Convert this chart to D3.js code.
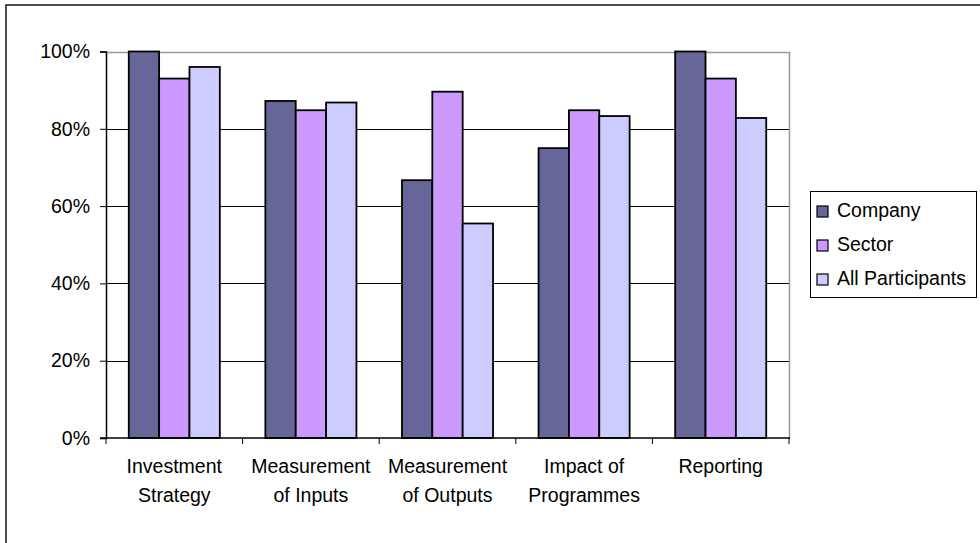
<!DOCTYPE html>
<html>
<head>
<meta charset="utf-8">
<script src="https://cdn.jsdelivr.net/npm/d3@7"></script>
<style>
  body { margin: 0; background: #fff; }
  text { font-family: "Liberation Sans", Arial, sans-serif; fill: #000; }
</style>
</head>
<body>
<script>
// chart data
var categories = ["Investment Strategy", "Measurement of Inputs", "Measurement of Outputs", "Impact of Programmes", "Reporting"]
var catLines = [["Investment", "Strategy"], ["Measurement", "of Inputs"], ["Measurement", "of Outputs"], ["Impact of", "Programmes"], ["Reporting"]]
var seriesNames = ["Company", "Sector", "All Participants"]
var company = [1.00, 0.872, 0.667, 0.75, 1.00]
var sector = [0.93, 0.848, 0.896, 0.848, 0.93]
var allParticipants = [0.96, 0.868, 0.555, 0.833, 0.828]
var yTicks = [0, 0.2, 0.4, 0.6, 0.8, 1.0]

var colors = ["#666699", "#cc99ff", "#ccccff"]
var seriesVals = [company, sector, allParticipants]
var fontSize = "19.5px"

var width = 980, height = 543
var plot = {left: 106, right: 789, top: 51.5, bottom: 438}

var svg = d3.select("body").append("svg")
  .attr("width", width)
  .attr("height", height)

// outer chart frame (runs off the canvas on right and bottom)
svg.append("rect")
  .attr("x", 6).attr("y", 5)
  .attr("width", 1000).attr("height", 600)
  .attr("fill", "none").attr("stroke", "#111").attr("stroke-width", 1.5)

var x0 = d3.scaleBand()
  .domain(categories)
  .range([plot.left, plot.right])
  .paddingInner(0).paddingOuter(0)

// gap width 150% like the spreadsheet default
var step = x0.bandwidth()
var barW = step / (3 + 1.5)
var groupOff = barW * 0.75

var y = d3.scaleLinear().domain([0, 1]).range([plot.bottom, plot.top])

// gridlines
svg.append("g").selectAll("line")
  .data(yTicks.filter(function(d) { return d > 0 && d < 1 }))
  .enter().append("line")
  .attr("x1", plot.left).attr("x2", plot.right)
  .attr("y1", function(d) { return Math.round(y(d)) + 0.5 })
  .attr("y2", function(d) { return Math.round(y(d)) + 0.5 })
  .attr("stroke", "#000").attr("stroke-width", 1)

// plot area border top / right (grey)
svg.append("path")
  .attr("d", "M" + plot.left + "," + (Math.round(plot.top) + 0.5) + "H" + (plot.right + 0.5) + "V" + plot.bottom)
  .attr("fill", "none").attr("stroke", "#999").attr("stroke-width", 1.5)

// bars
var groups = svg.append("g").selectAll("g")
  .data(seriesVals)
  .enter().append("g")
  .attr("fill", function(d, i) { return colors[i] })

groups.each(function(vals, si) {
  d3.select(this).selectAll("rect")
    .data(vals)
    .enter().append("rect")
    .attr("x", function(d, ci) { return x0(categories[ci]) + groupOff + si * barW })
    .attr("y", function(d) { return y(d) })
    .attr("width", barW)
    .attr("height", function(d) { return y(0) - y(d) })
    .attr("stroke", "#000").attr("stroke-width", 1.8)
})

// y axis
var yAxis = svg.append("g")
  .attr("transform", "translate(" + plot.left + ",0)")
  .call(d3.axisLeft(y).tickValues(yTicks).tickSize(6).tickPadding(10)
    .tickFormat(function(d) { return Math.round(d * 100) + "%" }))
yAxis.select(".domain").attr("stroke", "#000").attr("stroke-width", 1.5)
yAxis.selectAll(".tick line").attr("stroke", "#000")
yAxis.selectAll("text").style("font-size", fontSize).attr("fill", "#000")

// x axis
var xAxis = svg.append("g")
  .attr("transform", "translate(0," + plot.bottom + ")")
xAxis.append("line")
  .attr("x1", plot.left - 6).attr("x2", plot.right + 1)
  .attr("stroke", "#000").attr("stroke-width", 1.5)
xAxis.selectAll(".xt")
  .data(d3.range(categories.length + 1))
  .enter().append("line")
  .attr("class", "xt")
  .attr("x1", function(i) { return plot.left + i * step })
  .attr("x2", function(i) { return plot.left + i * step })
  .attr("y1", 0).attr("y2", 6)
  .attr("stroke", "#000").attr("stroke-width", 1)

var labels = svg.append("g").selectAll("text")
  .data(categories)
  .enter().append("text")
  .attr("text-anchor", "middle")
  .style("font-size", fontSize)
  .attr("x", function(d) { return x0(d) + step / 2 })
  .attr("y", 473)
labels.each(function(d, i) {
  var t = d3.select(this)
  catLines[i].forEach(function(line, li) {
    t.append("tspan")
      .attr("x", x0(d) + step / 2)
      .attr("dy", li === 0 ? 0 : 29)
      .text(line)
  })
})

// legend
var legend = svg.append("g")
legend.append("rect")
  .attr("x", 810.5).attr("y", 191.5)
  .attr("width", 166).attr("height", 106)
  .attr("fill", "#fff").attr("stroke", "#000").attr("stroke-width", 1)

var items = legend.selectAll(".item")
  .data(seriesNames)
  .enter().append("g")
  .attr("class", "item")
  .attr("transform", function(d, i) { return "translate(817," + (217 + i * 34) + ")" })
items.append("rect")
  .attr("x", 0).attr("y", -11)
  .attr("width", 11).attr("height", 11)
  .attr("fill", function(d, i) { return colors[i] })
  .attr("stroke", "#000").attr("stroke-width", 1.2)
items.append("text")
  .attr("x", 20).attr("y", 0)
  .style("font-size", fontSize)
  .text(function(d) { return d })
</script>
</body>
</html>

* _Task directions_
Exclude every picture and copy the remaining data exactly.

* _The reply_
Convert this chart to D3.js code.
<!DOCTYPE html>
<html>
<head>
<meta charset="utf-8">
<script src="https://cdn.jsdelivr.net/npm/d3@7"></script>
<style>
  body { margin: 0; background: #fff; }
  text { font-family: "Liberation Sans", Arial, sans-serif; fill: #000; }
</style>
</head>
<body>
<script>
// chart data
var categories = ["Investment Strategy", "Measurement of Inputs", "Measurement of Outputs", "Impact of Programmes", "Reporting"]
var catLines = [["Investment", "Strategy"], ["Measurement", "of Inputs"], ["Measurement", "of Outputs"], ["Impact of", "Programmes"], ["Reporting"]]
var seriesNames = ["Company", "Sector", "All Participants"]
var company = [1.00, 0.872, 0.667, 0.75, 1.00]
var sector = [0.93, 0.848, 0.896, 0.848, 0.93]
var allParticipants = [0.96, 0.868, 0.555, 0.833, 0.828]
var yTicks = [0, 0.2, 0.4, 0.6, 0.8, 1.0]

var colors = ["#666699", "#cc99ff", "#ccccff"]
var seriesVals = [company, sector, allParticipants]
var fontSize = "19.5px"

var width = 980, height = 543
var plot = {left: 106, right: 789, top: 51.5, bottom: 438}

var svg = d3.select("body").append("svg")
  .attr("width", width)
  .attr("height", height)

// outer chart frame (runs off the canvas on right and bottom)
svg.append("rect")
  .attr("x", 6).attr("y", 5)
  .attr("width", 1000).attr("height", 600)
  .attr("fill", "none").attr("stroke", "#111").attr("stroke-width", 1.5)

var x0 = d3.scaleBand()
  .domain(categories)
  .range([plot.left, plot.right])
  .paddingInner(0).paddingOuter(0)

// gap width 150% like the spreadsheet default
var step = x0.bandwidth()
var barW = step / (3 + 1.5)
var groupOff = barW * 0.75

var y = d3.scaleLinear().domain([0, 1]).range([plot.bottom, plot.top])

// gridlines
svg.append("g").selectAll("line")
  .data(yTicks.filter(function(d) { return d > 0 && d < 1 }))
  .enter().append("line")
  .attr("x1", plot.left).attr("x2", plot.right)
  .attr("y1", function(d) { return Math.round(y(d)) + 0.5 })
  .attr("y2", function(d) { return Math.round(y(d)) + 0.5 })
  .attr("stroke", "#000").attr("stroke-width", 1)

// plot area border top / right (grey)
svg.append("path")
  .attr("d", "M" + plot.left + "," + (Math.round(plot.top) + 0.5) + "H" + (plot.right + 0.5) + "V" + plot.bottom)
  .attr("fill", "none").attr("stroke", "#999").attr("stroke-width", 1.5)

// bars
var groups = svg.append("g").selectAll("g")
  .data(seriesVals)
  .enter().append("g")
  .attr("fill", function(d, i) { return colors[i] })

groups.each(function(vals, si) {
  d3.select(this).selectAll("rect")
    .data(vals)
    .enter().append("rect")
    .attr("x", function(d, ci) { return x0(categories[ci]) + groupOff + si * barW })
    .attr("y", function(d) { return y(d) })
    .attr("width", barW)
    .attr("height", function(d) { return y(0) - y(d) })
    .attr("stroke", "#000").attr("stroke-width", 1.8)
})

// y axis
var yAxis = svg.append("g")
  .attr("transform", "translate(" + plot.left + ",0)")
  .call(d3.axisLeft(y).tickValues(yTicks).tickSize(6).tickPadding(10)
    .tickFormat(function(d) { return Math.round(d * 100) + "%" }))
yAxis.select(".domain").attr("stroke", "#000").attr("stroke-width", 1.5)
yAxis.selectAll(".tick line").attr("stroke", "#000")
yAxis.selectAll("text").style("font-size", fontSize).attr("fill", "#000")

// x axis
var xAxis = svg.append("g")
  .attr("transform", "translate(0," + plot.bottom + ")")
xAxis.append("line")
  .attr("x1", plot.left - 6).attr("x2", plot.right + 1)
  .attr("stroke", "#000").attr("stroke-width", 1.5)
xAxis.selectAll(".xt")
  .data(d3.range(categories.length + 1))
  .enter().append("line")
  .attr("class", "xt")
  .attr("x1", function(i) { return plot.left + i * step })
  .attr("x2", function(i) { return plot.left + i * step })
  .attr("y1", 0).attr("y2", 6)
  .attr("stroke", "#000").attr("stroke-width", 1)

var labels = svg.append("g").selectAll("text")
  .data(categories)
  .enter().append("text")
  .attr("text-anchor", "middle")
  .style("font-size", fontSize)
  .attr("x", function(d) { return x0(d) + step / 2 })
  .attr("y", 473)
labels.each(function(d, i) {
  var t = d3.select(this)
  catLines[i].forEach(function(line, li) {
    t.append("tspan")
      .attr("x", x0(d) + step / 2)
      .attr("dy", li === 0 ? 0 : 29)
      .text(line)
  })
})

// legend
var legend = svg.append("g")
legend.append("rect")
  .attr("x", 810.5).attr("y", 191.5)
  .attr("width", 166).attr("height", 106)
  .attr("fill", "#fff").attr("stroke", "#000").attr("stroke-width", 1)

var items = legend.selectAll(".item")
  .data(seriesNames)
  .enter().append("g")
  .attr("class", "item")
  .attr("transform", function(d, i) { return "translate(817," + (217 + i * 34) + ")" })
items.append("rect")
  .attr("x", 0).attr("y", -11)
  .attr("width", 11).attr("height", 11)
  .attr("fill", function(d, i) { return colors[i] })
  .attr("stroke", "#000").attr("stroke-width", 1.2)
items.append("text")
  .attr("x", 20).attr("y", 0)
  .style("font-size", fontSize)
  .text(function(d) { return d })
</script>
</body>
</html>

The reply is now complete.